Archaeologists identify 19th-century Maya slave ship

Hyperaxion Sep 17, 2020

The vessel La Unión was taking combatants from the War of the Castes, a rebellion that occurred in Mexico between 1847 and 1901, to work as slaves in Cuba.

A group of archaeologists of the National Institute of Anthropology and History of Mexico (INAH) announced on Tuesday (15) the identification of the wrecked Cuban ship La Unión, which carried Maya slaves in the 1850s.

The ship was found in 2017, but only now have researchers been able to find documents and evidence that reveal its name and history.

Archaeologists identify 19th-century Maya slave ship
(Credit: National Institute of Anthropology and History).

Forced labor

The ship was used to take Mayas captured during the War of the Castes, a rebel social movement that lasted from 1847 to 1901, to work as slaves in Cuba’s cane fields.

Although slavery was illegal in Mexico at that time, ship operators reportedly bought Maya fighters or tricked them into working as slaves on the island.

La Unión was traveling to Havana in September 1861, when its boilers exploded and it sank in the port of Sisal, in Yucatán, in southern Mexico.

The ship was found about 3.7 kilometers (2 miles) from the port and 7 meters (22 feet) deep.

Model of the ship La Unión
Model of the ship La Unión. (Credit: Lithograph by J. Pass, 1837.)

Across generations

Archaeologist Helena Barba Meinecke says that the inhabitants of Sisal passed on the story of the ship from generation to generation, until it reached the ears of researchers.

“The grandparents and great-grandparents of the inhabitants of Sisal told them about a steam ship that took away Mayas during the War of the Castes,” Meinecke said.

“And one of the people in Sisal who saw how they led the Mayas away as slaves, told his son and then he told his grandson, and it was that person who led us to the general area of the shipwreck.”

Detail one of the ship's side paddle wheels.
Detail one of the ship’s side paddle wheels. (Credit: Helena Barba).


The identification was made from the analysis of the remains of the wooden hull. The researchers noted that the timbers showed signs of fire and the boilers had exploded.

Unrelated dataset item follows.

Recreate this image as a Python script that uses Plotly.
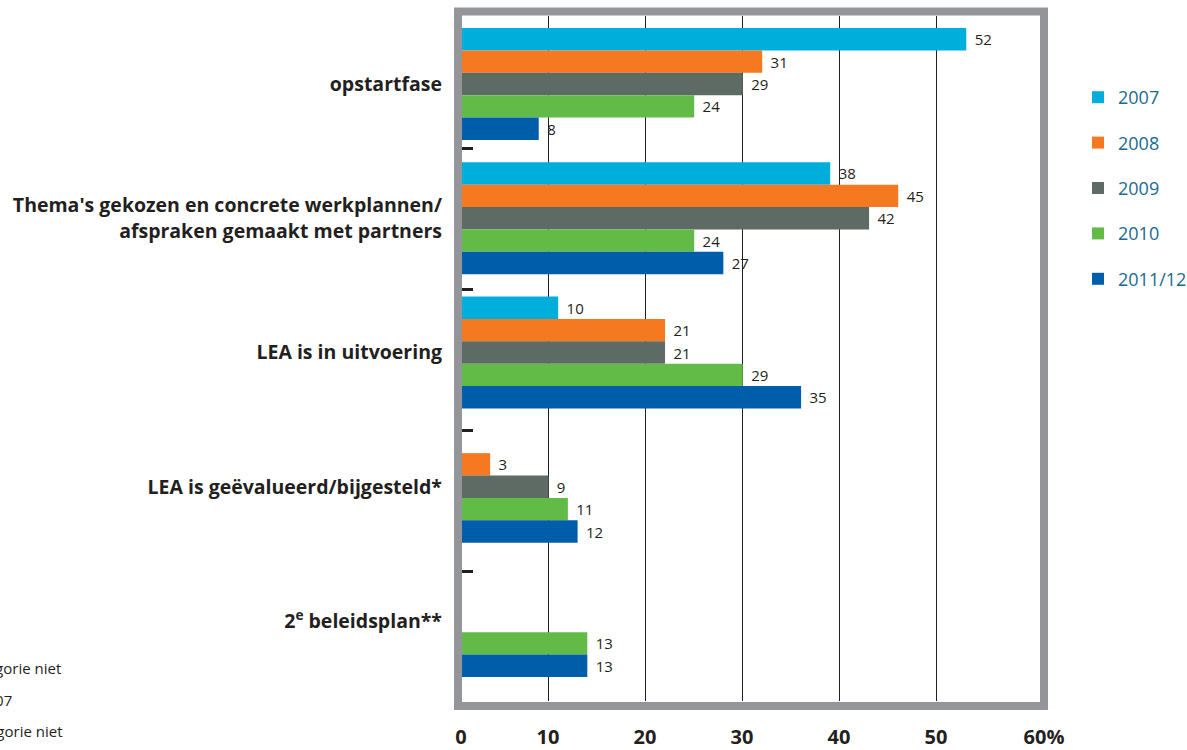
import plotly.graph_objects as go

categories = [
    "opstartfase",
    "Thema's gekozen en concrete werkplannen/<br>afspraken gemaakt met partners",
    "LEA is in uitvoering",
    "LEA is geëvalueerd/bijgesteld*",
    "2<sup>e</sup> beleidsplan**",
]
series_names = ["2007", "2008", "2009", "2010", "2011/12"]
values_2007 = [52, 38, 10, None, None]
values_2008 = [31, 45, 21, 3, None]
values_2009 = [29, 42, 21, 9, None]
values_2010 = [24, 24, 29, 11, 13]
values_2011 = [8, 27, 35, 12, 13]
all_values = [values_2007, values_2008, values_2009, values_2010, values_2011]
colors = ["#00AEDB", "#F47920", "#5E6B65", "#62BB46", "#005DAA"]

grid_ticks = [10, 20, 30, 40, 50]
end_ticks = [0, 60]
end_labels = ["0", "60%"]
separator_ticks = [0.48, 1.53, 2.58, 3.63]
footnotes = ["* Deze categorie niet", "gevraagd in 2007", "** Deze categorie niet"]

DARK = "#231f20"
FONT = "Open Sans"

W, H = 1187, 750
L, R, T, B = 451, 143, 16, 49
PW = W - L - R
PH = H - T - B

def px_x(p):
    return (p - L) / PW

def px_y(p):
    return (H - B - p) / PH

fig = go.Figure()
# empty helper traces so the grid axis and the separator-tick axis are rendered
fig.add_trace(go.Scatter(x=[], y=[], xaxis="x", yaxis="y", showlegend=False, hoverinfo="skip"))
for name, vals, col in zip(series_names, all_values, colors):
    fig.add_trace(go.Bar(
        name=name, y=categories, x=vals, orientation="h",
        marker=dict(color=col, line=dict(width=0)),
        xaxis="x2", yaxis="y",
        texttemplate="\u00a0\u200a%{x}",
        textposition="outside", cliponaxis=False, constraintext="none",
        textfont=dict(family=FONT, size=15, color=DARK),
        legendgroup=name, hoverinfo="x+name",
    ))
fig.add_trace(go.Scatter(x=[], y=[], xaxis="x2", yaxis="y2", showlegend=False, hoverinfo="skip"))

fig.update_layout(
    template="none",
    width=W, height=H,
    margin=dict(l=L, r=R, t=T, b=B, autoexpand=False),
    paper_bgcolor="white", plot_bgcolor="rgba(0,0,0,0)",
    barmode="group", bargap=0.166, bargroupgap=0,
    showlegend=True,
    legend=dict(
        x=px_x(1078), xanchor="left", y=px_y(79), yanchor="top",
        font=dict(family=FONT, size=18, color="#1a6a8e"),
        tracegroupgap=19, bgcolor="rgba(0,0,0,0)", borderwidth=0,
    ),
    xaxis=dict(
        domain=[0, px_x(1040)], range=[0, (1040 - L) / 9.7], anchor="y",
        tickvals=grid_ticks, ticktext=[str(t) for t in grid_ticks],
        showgrid=True, gridcolor=DARK, gridwidth=1, zeroline=False,
        showline=False, ticks="", ticklabelstandoff=22, automargin=False,
        tickfont=dict(family=FONT, size=20, color=DARK, weight=700),
    ),
    xaxis2=dict(
        domain=[px_x(461), 1], range=[0, 60], anchor="y",
        tickvals=end_ticks, ticktext=end_labels,
        showgrid=False, zeroline=False, showline=False, ticks="",
        ticklabelstandoff=22, automargin=False,
        tickfont=dict(family=FONT, size=20, color=DARK, weight=700),
    ),
    yaxis=dict(
        type="category", categoryorder="array", categoryarray=categories,
        range=[4 + 80 / 134.25, -68 / 134.25], domain=[0, 1], anchor="x",
        showgrid=False, zeroline=False, showline=False, ticks="",
        ticklabelstandoff=8, automargin=False,
        tickfont=dict(family=FONT, size=19.5, color=DARK, weight=700),
    ),
    yaxis2=dict(
        type="linear", overlaying="y", anchor="x2", side="left",
        range=[4 + 80 / 134.25, -68 / 134.25],
        tickvals=separator_ticks, ticks="inside", ticklen=12, tickwidth=2.5,
        tickcolor=DARK, showticklabels=False, showgrid=False,
        zeroline=False, showline=False, automargin=False,
    ),
    shapes=[dict(
        type="rect", xref="paper", yref="paper",
        x0=px_x(458), x1=px_x(1044), y0=px_y(706), y1=px_y(11.5),
        line=dict(color="#939598", width=8), fillcolor="rgba(0,0,0,0)",
        layer="above",
    )],
)

foot_y = [668, 700, 731]
foot_x = [63, 14, 65]
for txt, fy, fx in zip(footnotes, foot_y, foot_x):
    fig.add_annotation(
        text=txt, xref="paper", yref="paper", x=px_x(fx), y=px_y(fy),
        xanchor="right", yanchor="middle", showarrow=False,
        font=dict(family=FONT, size=15, color=DARK),
    )

fig.write_html(
    "out.html",
    config={"displayModeBar": False},
    post_script="document.body.style.margin='0px';document.body.style.padding='0px';",
)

The team also found silverware with the emblem of the company that operated the ship.

(Credit: Helena Barba).

Next steps

The next stage of the research will focus on finding the descendants of these slaves.

The researchers plan to travel to Havana, where there is a neighborhood called Campeche.

“These people, or some of them, could be descendants of the Mayas who were taken by force or deception. Research has to be done so these (Mayan) people can know where their grandparents or great-grandparents are,” Meinecke concluded.